“È stata un’odissea, sopratutto perché ho dovuto curarmi da solo. Ho dovuto pensare sia come medico che come paziente“. Così Alberto Razeto, il medico imperiese 56enne che, lo scorso novembre, ha preso parte alla 36ª spedizione Antartica Italiana alla stazione Concordia al Polo Sud (la seconda per il nostro concittadino), racconta l’incidente di cui è stato suo malgrado protagonista.
A causa di una brutta caduta, Razeto si è infatti procurato una frattura scomposta a tibia e perone. Dopo essersi medicato da solo alla base Concordia, è stato portato poi in Nuova Zelanda, dove ha subito un intervento e dove tuttora si trova ricoverato, in attesa di poter rientrare in Italia. Un rientro che è reso ancora più difficoltoso dall’emergenza Covid.
Una brutta avventura che ha anche un sapore amaro per il medico imperiese, dato che l’incidente ha messo fine alla sua spedizione antartica, per la quale aveva lavorato duramente negli ultimi due anni.
Il medico imperiese Alberto Razeto ferito in Antartide: il racconto
Può raccontarci cos’è successo?
“Ero alla base, al piano ammezzato, dove abbiamo fatto una riunione insieme a una guida per il recupero di vittime cadute in posti pericolosi. Al termine dell’incontro, mi sono avviato a scendere per la scala (la base è tutta collegata tramite scale). Mentre ero sui gradini, parlavo con un mio amico della base e con la testa mi sono girato per guardarlo. La scala, però, in un punto faceva una piccola curva e il piede non ha trovato il gradino. Non avendo l’appoggio ho cominciato a provare a tenermi per non cadere senza riuscirci, dato che la scala è stretta e c’è solo un passamano. Così mi sono girato di 180° e sono malamente ruzzolato giù dalla scala, procurandomi una brutta frattura scomposta di tibia e perone”.
Alla base Concordia era lei il medico, come ha affrontato l’incidente?
“È stata un’odissea, soprattutto perché ho dovuto curarmi da solo. Ho dovuto pensare sia come medico che come paziente. Mi sono fatto da solo i raggi-x. Quando ho visto l’immagine lo sconforto è stato grande. Di conseguenza poi mi sono fatto anche il gesso. Non mi sono potuto somministrare antidolorifici perché dovevo essere lucido e pensare a dare gli ordini a quelli che mi aiutavano”.
A rendere le cose più difficili è stata anche la componente emotiva.

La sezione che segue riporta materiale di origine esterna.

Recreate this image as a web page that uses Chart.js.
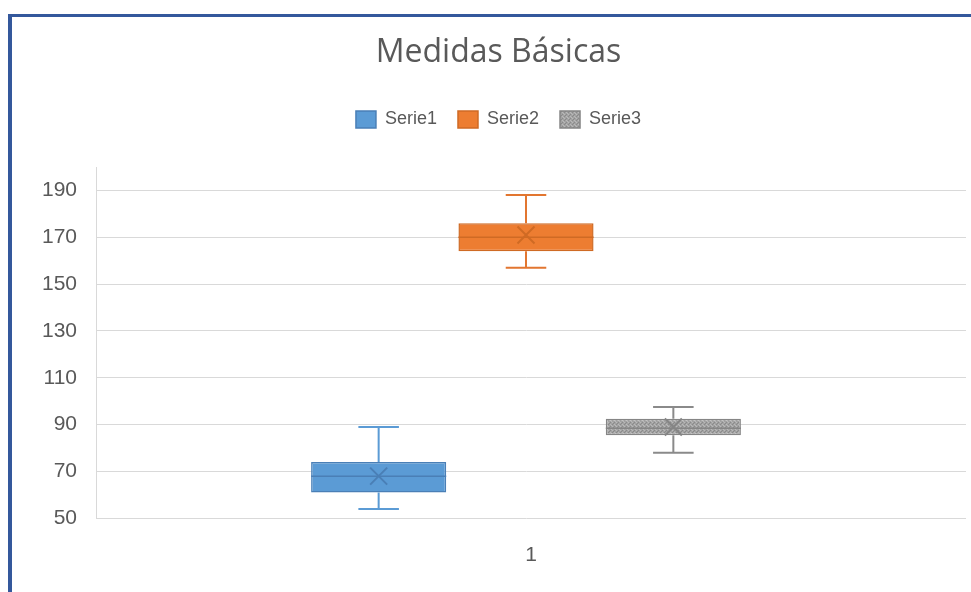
<!DOCTYPE html>
<html>
<head>
<meta charset="utf-8">
<title>Medidas Básicas</title>
<script src="https://cdn.jsdelivr.net/npm/chart.js@4.4.1/dist/chart.umd.min.js"></script>
<style>
  html, body { margin: 0; padding: 0; background: #ffffff; overflow: hidden; }
  #frame {
    position: absolute; left: 8px; top: 14px; width: 990px; height: 600px;
    border-top: 3px solid #34589c; border-left: 4px solid #34589c; box-sizing: border-box;
  }
  #wrap { position: absolute; left: 0; top: 0; width: 971px; height: 592px; }
</style>
</head>
<body>
<div id="frame"></div>
<div id="wrap"><canvas id="chart" width="971" height="592"></canvas></div>
<script>
// Box-plot statistics per series
const categories   = ['1'];
const seriesNames  = ['Serie1', 'Serie2', 'Serie3'];
const minValues    = [54, 157, 78];
const q1Values     = [61, 164, 85.5];
const medianValues = [68, 170, 88.5];
const q3Values     = [74, 176, 92.5];
const maxValues    = [89, 188, 97.5];
const meanValues   = [68, 171, 89];
const yTickValues  = [50, 70, 90, 110, 130, 150, 170, 190];

// Fine speckled texture used for the grey series
function greyTexture() {
  const c = document.createElement('canvas');
  c.width = 4; c.height = 4;
  const g = c.getContext('2d');
  g.fillStyle = '#a2a2a2'; g.fillRect(0, 0, 4, 4);
  g.fillStyle = '#8a8a8a';
  g.fillRect(0, 0, 1, 1); g.fillRect(2, 2, 1, 1); g.fillRect(1, 3, 1, 1);
  g.fillStyle = '#b9b9b9';
  g.fillRect(2, 0, 1, 1); g.fillRect(0, 2, 1, 1); g.fillRect(3, 1, 1, 1);
  return g.createPattern(c, 'repeat');
}

const fills    = ['#5b9bd5', '#ed7d31', greyTexture()];
const edges    = ['#4a7fb6', '#cf6a24', '#858585'];
const whiskers = ['#5b9bd5', '#e27630', '#8a8a8a'];

const textColor = '#595959';
const gridColor = '#d9d9d9';
const tickFont  = { family: "'Liberation Sans', Arial, sans-serif", size: 21 };
const gridOverhang = 10;

// Extra room between the legend and the plot area
const legendGap = {
  id: 'legendGap',
  beforeInit(chart) {
    const legend = chart.legend;
    if (!legend) return;
    const fit = legend.fit;
    legend.fit = function () { fit.call(this); this.height += 28.5; };
  }
};

// Horizontal gridlines run a little past the right edge of the plot area
const gridExtension = {
  id: 'gridExtension',
  beforeDatasetsDraw(chart) {
    const { ctx, chartArea } = chart;
    const y = chart.scales.y;
    ctx.save();
    ctx.strokeStyle = gridColor;
    ctx.lineWidth = 1;
    y.ticks.forEach(t => {
      const py = Math.round(y.getPixelForValue(t.value) - 0.5) + 0.5;
      ctx.beginPath();
      ctx.moveTo(chartArea.right, py);
      ctx.lineTo(chartArea.right + gridOverhang, py);
      ctx.stroke();
    });
    ctx.restore();
  }
};

// Whiskers, median line and mean marker on top of each box
const boxPlotExtras = {
  id: 'boxPlotExtras',
  afterDatasetsDraw(chart) {
    const { ctx } = chart;
    const y = chart.scales.y;
    chart.data.datasets.forEach((ds, i) => {
      const bar = chart.getDatasetMeta(i).data[0];
      if (!bar) return;
      const cx = bar.x;
      const half = bar.width / 2;
      const cap = bar.width * 0.15;
      const yMin = y.getPixelForValue(minValues[i]);
      const yQ1 = y.getPixelForValue(q1Values[i]);
      const yMed = y.getPixelForValue(medianValues[i]);
      const yQ3 = y.getPixelForValue(q3Values[i]);
      const yMax = y.getPixelForValue(maxValues[i]);
      const yMean = y.getPixelForValue(meanValues[i]);

      ctx.save();
      ctx.lineCap = 'butt';
      ctx.strokeStyle = whiskers[i];
      ctx.lineWidth = 2;
      ctx.beginPath();
      ctx.moveTo(cx, yQ3); ctx.lineTo(cx, yMax);
      ctx.moveTo(cx, yQ1); ctx.lineTo(cx, yMin);
      ctx.moveTo(cx - cap, yMax); ctx.lineTo(cx + cap, yMax);
      ctx.moveTo(cx - cap, yMin); ctx.lineTo(cx + cap, yMin);
      ctx.stroke();

      ctx.strokeStyle = edges[i];
      ctx.lineWidth = 1.5;
      ctx.beginPath();
      ctx.moveTo(cx - half, yMed); ctx.lineTo(cx + half, yMed);
      ctx.stroke();

      const s = 8.5;
      ctx.lineWidth = 2;
      ctx.beginPath();
      ctx.moveTo(cx - s, yMean - s); ctx.lineTo(cx + s, yMean + s);
      ctx.moveTo(cx + s, yMean - s); ctx.lineTo(cx - s, yMean + s);
      ctx.stroke();
      ctx.restore();
    });
  }
};

new Chart(document.getElementById('chart'), {
  type: 'bar',
  data: {
    labels: categories,
    datasets: seriesNames.map((name, i) => ({
      label: name,
      data: [[q1Values[i], q3Values[i]]],
      backgroundColor: fills[i],
      borderColor: edges[i],
      borderWidth: 1.5,
      borderSkipped: false,
      categoryPercentage: 0.514,
      barPercentage: 0.917
    }))
  },
  options: {
    responsive: false,
    animation: false,
    layout: { padding: { left: 41, right: 15, top: 0, bottom: 0 } },
    plugins: {
      title: {
        display: true,
        text: 'Medidas Básicas',
        color: textColor,
        font: { family: "'Open Sans', 'Noto Sans', sans-serif", size: 32, weight: 'normal' },
        padding: { top: 33.8, bottom: 17.3 }
      },
      legend: {
        labels: {
          color: textColor,
          font: { family: "'Liberation Sans', Arial, sans-serif", size: 18 },
          boxWidth: 20,
          boxHeight: 17,
          padding: 21
        }
      },
      tooltip: { enabled: false }
    },
    scales: {
      x: {
        grid: { display: false, drawTicks: false },
        border: { display: false },
        ticks: { color: textColor, font: tickFont, padding: 24, labelOffset: 5 },
        afterFit(scale) { scale.height = 73.7; }
      },
      y: {
        min: 50,
        max: 200,
        grid: { color: gridColor, drawTicks: false },
        border: { color: gridColor },
        ticks: { color: textColor, font: tickFont, padding: 19 },
        afterBuildTicks(scale) { scale.ticks = yTickValues.map(v => ({ value: v })); },
        afterFit(scale) { scale.width = 55; }
      }
    }
  },
  plugins: [legendGap, gridExtension, boxPlotExtras]
});
</script>
</body>
</html>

“Sì, perché subentravano tutti i pensieri negativi. Prima di tutto la consapevolezza che avrei dovuto abbandonare la base. Sono infatti due anni che mi impegno duramente per poter tornare di nuovo in missione in Antartide. Ho rinunciato alle ferie per due anni consecutivi, ho sacrificato la mia vita privata proprio in preparazione della spedizione. Ero riuscito a trovare un sostituto per un anno per avere il permesso di partire dall’Asl. Con grande fatica sono quindi riuscito a ottenere la missione.
Inoltre, per il covid, prima di poter andare alla base Concordia ho dovuto trascorrere un mese in isolamento a Hobart, in Tasmania. In particolare, ho passato due settimane chiuso in una stanza di hotel, senza vedere nessuno e ricevendo i pasti direttamente in camera. Successivamente, altre due settimane potendo uscire dalla stanza, ma senza poter lasciare l’hotel. Questo per dire quanto significava per me questa missione e quanti sacrifici avevo fatto per poterci essere”.
Cos’è successo dopo l’incidente?
“Una volta messa in sicurezza la mia gamba si è dovuto pensare al trasferimento. Dopo qualche giorno sono stato portato nella base americana McMurdo, dove ho trovato uno staff medico squisito, con cui ho fatto amicizia. Successivamente mi hanno trasferito a Christchurch, in Nuova Zelanda, dove mi hanno operato e dove sono tuttora”.
Come sta vivendo questa situazione?
“Non è facile, sono da solo, straniero, parlo un’altra lingua è non sempre facile farsi capire. Ora sono qui che sto aspettando di essere dimesso. Non si sa quando, dipende dal covid. Nel frattempo passo le mie giornate chiuso in un ospedale ed è veramente dura. Cerco di farmi forza e aspetto di tornare in Italia”.